Ich finde, das Prädikat ist ein Satzglied und sollte im Unterricht auch als solches behandelt werden. Es erfüllt eine ebenso klare syntaktische Funktion wie Subjekt oder Objekt und ist kein übergeordneter "Sonderfall".
Für mich als Lehramtsstudentin (Germanistik) und gleichzeitig Vertretungslehrerin an einem Gym ist der Wechsel zwischen Uni und Schule immer wieder amüsant. Und ich muss sagen – was im Unterricht funktioniert und was an der Uni diskutiert wird, sind oft zwei verschiedene Welten.
Aus eigener Erfahrung kann ich jedoch sagen, dass, zumindest in den Einführungskursen meines Studiums (!), die gleiche Auffassung wie in der Schule erklärt wurde – nämlich die Betrachtung des Prädikats als klares Satzglied. So wurde es gelehrt, wenn auch eher am Rande (denn ehrlich gesagt: Die wirklich schulrelevanten Themen wie Satzglieder werden im Germanistikstudium erstaunlich wenig behandelt). Später in Seminaren oder in der linguistischen Fachliteratur taucht dann tatsächlich plötzlich die These auf, dass das Prädikat kein Satzglied sei, sondern sozusagen das strukturelle Zentrum bilde, um das sich die "eigentlichen" Satzglieder gruppieren. Auch das habe ich schon gelesen und könnte sicher auch die Auffassung der entsprechenden Lehrkraft sein.

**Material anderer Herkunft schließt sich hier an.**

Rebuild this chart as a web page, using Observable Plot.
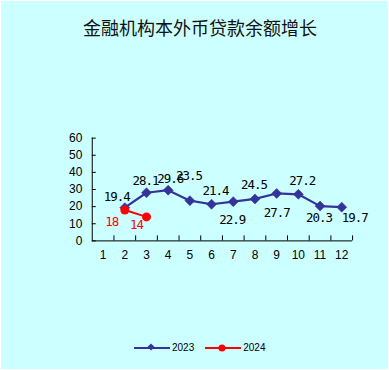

Solche theoretischen Differenzierungen mögen in der Sprachwissenschaft ihren Reiz haben, aber in der Praxis sind sie oft wenig hilfreich – und manchmal schlicht realitätsfern.
Natürlich kann man Sprache bis ins letzte Detail auseinandernehmen, aber am Ende muss sie im Unterricht auch funktionieren. Wenn eine Analyse so abstrakt wird, dass sie den Lernprozess eher behindert als fördert, sollte man sie zumindest für den Unterricht überdenken.
Im schulischen Kontext zählt zählt doch eigentlich: Was unterstützt das Sprachverständnis und was nicht? Und da ist in meinen Augen eine klare und verständliche Satzgliedanalyse, inklusive Prädikat, der bessere Weg.
Die Uni darf gern weiter differenzieren – ich erkläre es den Schülern trotzdem so, dass sie es verstehen. Irgendwer muss ja.